==== Data provided

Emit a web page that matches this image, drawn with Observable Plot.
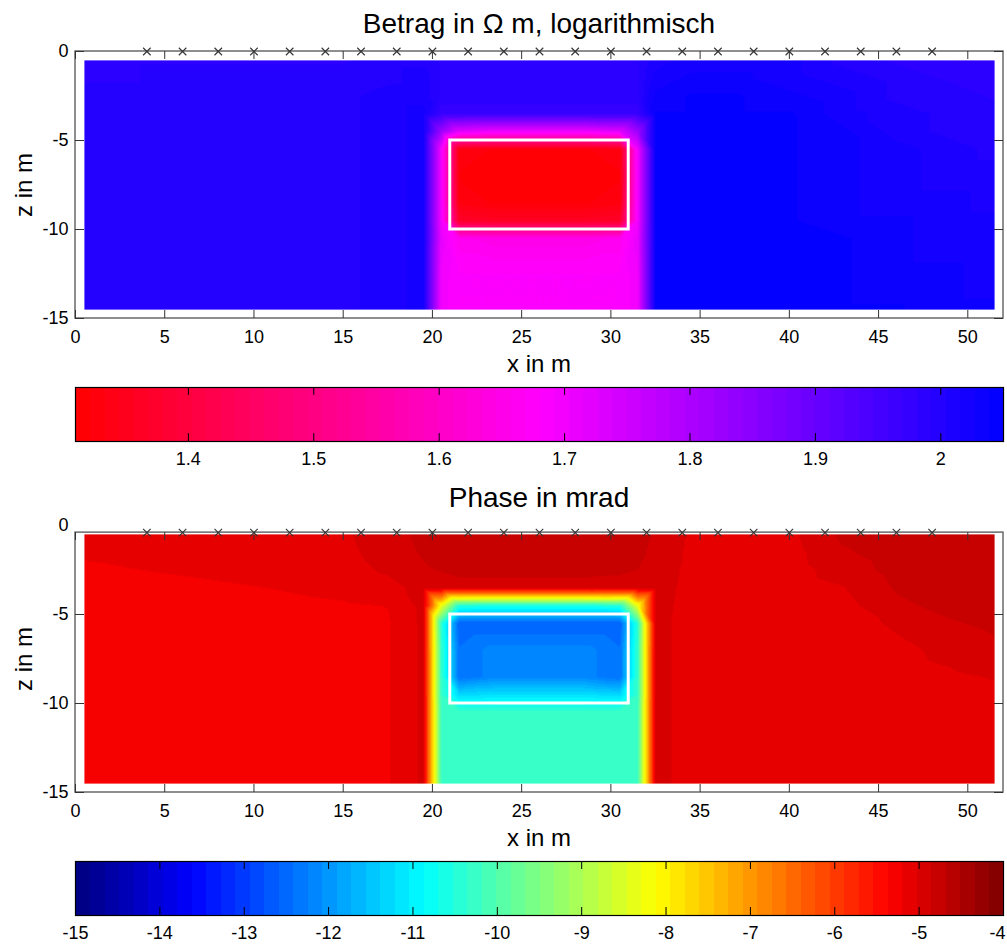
<!DOCTYPE html>
<html>
<head>
<meta charset="utf-8">
<script src="https://cdn.jsdelivr.net/npm/d3@7"></script>
<script src="https://cdn.jsdelivr.net/npm/@observablehq/plot@0.6"></script>
<style>
  html, body { margin: 0; padding: 0; background: #fff; }
  #root { position: relative; width: 1007px; height: 947px; overflow: hidden; background: #fff;
          font-family: "Liberation Sans", Arial, Helvetica, sans-serif; color: #000; }
  #root svg { position: absolute; left: 0; }
  .txt { position: absolute; white-space: nowrap; text-align: center; line-height: 1; }
</style>
</head>
<body>
<div id="root"></div>
<script>
// ---------------- data ----------------
const xLimits = [0, 52];
const zLimits = [-15, 0];
const xTicks = [0, 5, 10, 15, 20, 25, 30, 35, 40, 45, 50];
const zTicks = [0, -5, -10, -15];
const electrodes = [4, 6, 8, 10, 12, 14, 16, 18, 20, 22, 24, 26, 28, 30, 32, 34, 36, 38, 40, 42, 44, 46, 48];
const blockX = [21, 31];
const blockZ = [-10, -5];

// model grid nodes (m)
const xNodes = [0.5, 3, 6, 9, 12, 15, 17.5, 19.5, 20.5, 21.5, 23.5, 26, 28.5, 30.5, 31.5, 32.5, 34.5, 37, 40, 43, 46, 49, 51.5];
const zNodes = [-0.5, -1.5, -2.5, -3.5, -4.5, -5.5, -7, -8.5, -9.5, -10.5, -12.5, -14.5];

// log10 resistivity (Betrag), rows = zNodes, cols = xNodes
const betrag = [
  [1.99,1.99,1.99,1.99,1.99,1.99,2.00,2.00,1.99,1.99,1.99,1.99,1.99,1.99,1.99,2.01,2.02,2.02,2.02,2.00,1.99,1.98,1.98],
  [1.99,1.99,2.00,2.00,2.00,2.00,2.00,2.01,1.99,1.99,1.99,1.99,1.99,1.99,1.99,2.02,2.03,2.03,2.02,2.01,2.00,1.99,1.99],
  [2.00,2.00,2.00,2.00,2.00,2.00,2.01,2.01,1.99,1.99,1.99,1.99,1.99,1.99,1.99,2.03,2.04,2.04,2.03,2.02,2.00,2.00,1.99],
  [2.00,2.00,2.00,2.00,2.00,2.00,2.01,2.02,1.97,1.97,1.97,1.97,1.97,1.97,1.97,2.04,2.04,2.04,2.04,2.02,2.01,2.00,2.00],
  [2.00,2.00,2.00,2.00,2.00,2.00,2.01,2.02,1.82,1.72,1.70,1.70,1.70,1.72,1.82,2.04,2.04,2.04,2.04,2.03,2.01,2.00,2.00],
  [2.00,2.00,2.00,2.00,2.00,2.00,2.01,2.02,1.70,1.33,1.32,1.32,1.32,1.33,1.70,2.04,2.04,2.04,2.04,2.03,2.02,2.01,2.00],
  [2.00,2.00,2.00,2.00,2.00,2.00,2.01,2.02,1.70,1.32,1.31,1.31,1.31,1.32,1.70,2.04,2.04,2.04,2.04,2.03,2.02,2.01,2.01],
  [2.00,2.00,2.00,2.00,2.00,2.00,2.01,2.02,1.70,1.33,1.32,1.32,1.32,1.33,1.70,2.04,2.04,2.04,2.04,2.03,2.02,2.02,2.01],
  [2.00,2.00,2.00,2.00,2.00,2.00,2.01,2.02,1.70,1.37,1.36,1.36,1.36,1.37,1.70,2.04,2.04,2.04,2.04,2.03,2.03,2.02,2.02],
  [2.00,2.00,2.00,2.00,2.00,2.00,2.01,2.02,1.71,1.66,1.65,1.65,1.65,1.66,1.71,2.04,2.04,2.04,2.04,2.04,2.03,2.02,2.02],
  [2.00,2.00,2.00,2.00,2.00,2.00,2.01,2.02,1.70,1.68,1.68,1.68,1.68,1.68,1.70,2.04,2.04,2.04,2.04,2.04,2.03,2.03,2.02],
  [2.00,2.00,2.00,2.00,2.00,2.00,2.01,2.02,1.70,1.68,1.68,1.68,1.68,1.68,1.70,2.04,2.04,2.04,2.04,2.04,2.04,2.03,2.03]
];

// phase in mrad, rows = zNodes, cols = xNodes
const phase = [
  [-5.12,-5.11,-5.10,-5.09,-5.08,-5.06,-4.92,-4.82,-4.78,-4.78,-4.78,-4.78,-4.78,-4.78,-4.80,-4.88,-5.06,-5.10,-5.08,-4.82,-4.76,-4.75,-4.75],
  [-5.17,-5.15,-5.13,-5.12,-5.10,-5.08,-4.95,-4.84,-4.80,-4.79,-4.79,-4.79,-4.79,-4.79,-4.82,-4.90,-5.07,-5.11,-5.10,-4.88,-4.78,-4.76,-4.75],
  [-5.24,-5.21,-5.18,-5.15,-5.13,-5.11,-5.00,-4.88,-4.85,-4.83,-4.83,-4.83,-4.83,-4.84,-4.86,-4.93,-5.08,-5.12,-5.11,-4.95,-4.80,-4.77,-4.76],
  [-5.28,-5.27,-5.25,-5.22,-5.19,-5.16,-5.10,-4.96,-4.93,-4.90,-4.90,-4.90,-4.90,-4.91,-4.93,-4.95,-5.09,-5.13,-5.12,-5.04,-4.84,-4.78,-4.77],
  [-5.30,-5.29,-5.28,-5.26,-5.24,-5.22,-5.20,-4.98,-8.30,-10.5,-10.6,-10.6,-10.6,-10.5,-8.30,-4.96,-5.10,-5.14,-5.13,-5.09,-4.90,-4.80,-4.78],
  [-5.30,-5.30,-5.29,-5.28,-5.27,-5.24,-5.22,-4.99,-10.4,-12.6,-12.6,-12.6,-12.6,-12.6,-10.4,-4.97,-5.11,-5.14,-5.14,-5.12,-5.00,-4.88,-4.82],
  [-5.30,-5.30,-5.29,-5.28,-5.27,-5.24,-5.22,-4.99,-10.3,-12.4,-12.17,-12.17,-12.17,-12.4,-10.3,-4.97,-5.11,-5.14,-5.14,-5.13,-5.08,-4.98,-4.90],
  [-5.30,-5.30,-5.29,-5.28,-5.27,-5.24,-5.22,-4.99,-10.3,-12.4,-12.17,-12.17,-12.17,-12.4,-10.3,-4.97,-5.11,-5.14,-5.14,-5.13,-5.11,-5.06,-5.02],
  [-5.30,-5.30,-5.29,-5.28,-5.27,-5.24,-5.22,-4.99,-10.3,-11.3,-11.2,-11.2,-11.2,-11.3,-10.3,-4.97,-5.11,-5.14,-5.14,-5.13,-5.12,-5.10,-5.08],
  [-5.30,-5.30,-5.29,-5.28,-5.27,-5.24,-5.22,-4.99,-10.2,-10.25,-10.25,-10.25,-10.25,-10.25,-10.2,-4.97,-5.11,-5.14,-5.14,-5.13,-5.12,-5.11,-5.10],
  [-5.30,-5.30,-5.29,-5.28,-5.27,-5.24,-5.22,-4.99,-10.2,-10.25,-10.25,-10.25,-10.25,-10.25,-10.2,-4.97,-5.11,-5.14,-5.14,-5.13,-5.12,-5.12,-5.11],
  [-5.30,-5.30,-5.29,-5.28,-5.27,-5.24,-5.22,-4.99,-10.2,-10.25,-10.25,-10.25,-10.25,-10.25,-10.2,-4.97,-5.11,-5.14,-5.14,-5.13,-5.12,-5.12,-5.11]
];

const betragRange = [1.31, 2.05];
const betragTicks = [1.4, 1.5, 1.6, 1.7, 1.8, 1.9, 2];
const phaseRange = [-15, -4];
const phaseTicks = [-15, -14, -13, -12, -11, -10, -9, -8, -7, -6, -5, -4];

// ---------------- colormaps (64-level, MATLAB style) ----------------
const clamp01 = v => Math.max(0, Math.min(1, v));
const to255 = v => Math.round(255 * clamp01(v));
function redMagentaBlue(t) {
  const r = t < 0.5 ? 1 : 2 - 2 * t;
  const b = t < 0.5 ? 2 * t : 1;
  return `rgb(${to255(r)},0,${to255(b)})`;
}
function jet(t) {
  return `rgb(${to255(1.5 - Math.abs(4 * t - 3))},${to255(1.5 - Math.abs(4 * t - 2))},${to255(1.5 - Math.abs(4 * t - 1))})`;
}
const quant = f => t => f((Math.min(63, Math.max(0, Math.floor(t * 64))) + 0.5) / 64);

// ---------------- layout ----------------
const FONT = '"Liberation Sans", Arial, Helvetica, sans-serif';
const W = 1007, ML = 75, MR = 4, MT = 51, MB = 32, PH = 350;
const FH = PH - MT - MB, FW = W - ML - MR;
const TICK = 8;
const CBH = 100, CBT = 7, CBB = 39, BH = CBH - CBT - CBB;
const root = document.getElementById("root");

function panel(values, colorFn, domain, topZ) {
  const pts = zNodes.flatMap((z, i) => xNodes.map((x, j) => ({x, z, v: values[i][j]})));
  const fh = (topZ - zLimits[0]) * FH / (zLimits[1] - zLimits[0]);
  const zt = zTicks.filter(z => z <= topZ);
  return Plot.plot({
    width: W, height: PH, marginLeft: ML, marginRight: MR, marginTop: MT, marginBottom: MB,
    style: {fontFamily: FONT, fontSize: "18px", color: "black", background: "transparent"},
    x: {domain: xLimits, ticks: xTicks, tickSize: 0, tickPadding: 12, tickFormat: d => String(d), label: null},
    y: {domain: zLimits, ticks: zTicks, tickSize: 0, tickPadding: 7, tickFormat: d => String(d), label: null},
    color: {type: "linear", domain, interpolate: quant(colorFn)},
    marks: [
      Plot.raster(pts, {
        x: "x", y: "z", fill: "v", interpolate: "barycentric",
        x1: xNodes[0], x2: xNodes[xNodes.length - 1],
        y1: zNodes[0], y2: zNodes[zNodes.length - 1]
      }),
      Plot.rect([0], {x1: blockX[0], x2: blockX[1], y1: blockZ[0], y2: blockZ[1],
        fill: "none", stroke: "white", strokeWidth: 3}),
      Plot.rect([0], {x1: xLimits[0], x2: xLimits[1], y1: zLimits[0], y2: topZ,
        fill: "none", stroke: "#6a6a6a", strokeWidth: 1.5}),
      Plot.ruleX(xTicks, {x: d => d, y1: topZ, y2: zLimits[0], insetTop: fh - TICK, stroke: "#333"}),
      Plot.ruleX(xTicks, {x: d => d, y1: topZ, y2: zLimits[0], insetBottom: fh - TICK, stroke: "#333"}),
      Plot.ruleY(zt, {y: d => d, x1: xLimits[0], x2: xLimits[1], insetRight: FW - TICK - 1, stroke: "#333"}),
      Plot.ruleY(zt, {y: d => d, x1: xLimits[0], x2: xLimits[1], insetLeft: FW - TICK - 1, stroke: "#333"}),
      Plot.dot(electrodes, {x: d => d, y: topZ, symbol: "times", r: 3.5, stroke: "#333", strokeWidth: 1.1})
    ]
  });
}

function colorbar(colorFn, domain, ticks) {
  const atEnd = ticks[ticks.length - 1] === domain[1];
  const inner = atEnd ? ticks.slice(0, -1) : ticks;
  const edge = atEnd ? ticks.slice(-1) : [];
  return Plot.plot({
    width: W, height: CBH, marginLeft: ML, marginRight: MR, marginTop: CBT, marginBottom: CBB,
    style: {fontFamily: FONT, fontSize: "18px", color: "black", background: "transparent"},
    x: {domain, ticks: inner, tickSize: 0, tickPadding: 11, tickFormat: d => String(d), label: null},
    y: {domain: [0, 1], axis: null},
    color: {type: "linear", domain, interpolate: quant(colorFn)},
    marks: [
      Plot.raster({fill: (x, y) => x, x1: domain[0], x2: domain[1], y1: 0, y2: 1,
        width: 64, height: 1, imageRendering: "pixelated"}),
      Plot.frame({stroke: "black", strokeWidth: 1.2}),
      Plot.ruleX(ticks, {x: d => d, insetTop: BH - TICK, stroke: "black"}),
      Plot.ruleX(ticks, {x: d => d, insetBottom: BH - TICK, stroke: "black"}),
      Plot.text(edge, {x: d => d, text: d => String(d), frameAnchor: "bottom", lineAnchor: "top",
        dy: 11, textAnchor: "end", dx: 2, fontSize: 18, fill: "black"})
    ]
  });
}

function place(el, top) { el.style.top = top + "px"; root.appendChild(el); }
function text(str, size, baseline, cx, rotate) {
  const d = document.createElement("div");
  d.className = "txt";
  d.textContent = str;
  d.style.fontSize = size + "px";
  d.style.width = "600px";
  d.style.height = size + "px";
  d.style.left = (cx - 300) + "px";
  if (rotate) {
    d.style.top = (baseline - size / 2) + "px";
    d.style.transform = "rotate(-90deg)";
    d.style.transformOrigin = "50% 50%";
  } else {
    d.style.top = (baseline - 0.8465 * size) + "px";
  }
  root.appendChild(d);
}

const OFF = 474;
const cx = ML + FW / 2;

place(panel(betrag, redMagentaBlue, betragRange, 0), 0);
place(colorbar(redMagentaBlue, betragRange, betragTicks), 380);
place(panel(phase, jet, phaseRange, -0.4), OFF);
place(colorbar(jet, phaseRange, phaseTicks), 380 + OFF);

text("Betrag in \u03A9 m, logarithmisch", 28, 34, cx);
text("x in m", 24, 372, cx);
text("z in m", 24, 184.5, 23.7, true);
text("Phase in mrad", 28, 34 + OFF, cx);
text("x in m", 24, 372 + OFF, cx);
text("z in m", 24, 184.5 + OFF, 23.7, true);
</script>
</body>
</html>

========

> _What you are asked to do_: Write out each line of the listing above, exactly, from its first line to the line holding "-10.5, -12.5, -14.5];", inclusive. Skip the pictures.

> _Response for this exercise_:
Emit a web page that matches this image, drawn with Observable Plot.
<!DOCTYPE html>
<html>
<head>
<meta charset="utf-8">
<script src="https://cdn.jsdelivr.net/npm/d3@7"></script>
<script src="https://cdn.jsdelivr.net/npm/@observablehq/plot@0.6"></script>
<style>
  html, body { margin: 0; padding: 0; background: #fff; }
  #root { position: relative; width: 1007px; height: 947px; overflow: hidden; background: #fff;
          font-family: "Liberation Sans", Arial, Helvetica, sans-serif; color: #000; }
  #root svg { position: absolute; left: 0; }
  .txt { position: absolute; white-space: nowrap; text-align: center; line-height: 1; }
</style>
</head>
<body>
<div id="root"></div>
<script>
// ---------------- data ----------------
const xLimits = [0, 52];
const zLimits = [-15, 0];
const xTicks = [0, 5, 10, 15, 20, 25, 30, 35, 40, 45, 50];
const zTicks = [0, -5, -10, -15];
const electrodes = [4, 6, 8, 10, 12, 14, 16, 18, 20, 22, 24, 26, 28, 30, 32, 34, 36, 38, 40, 42, 44, 46, 48];
const blockX = [21, 31];
const blockZ = [-10, -5];

// model grid nodes (m)
const xNodes = [0.5, 3, 6, 9, 12, 15, 17.5, 19.5, 20.5, 21.5, 23.5, 26, 28.5, 30.5, 31.5, 32.5, 34.5, 37, 40, 43, 46, 49, 51.5];
const zNodes = [-0.5, -1.5, -2.5, -3.5, -4.5, -5.5, -7, -8.5, -9.5, -10.5, -12.5, -14.5];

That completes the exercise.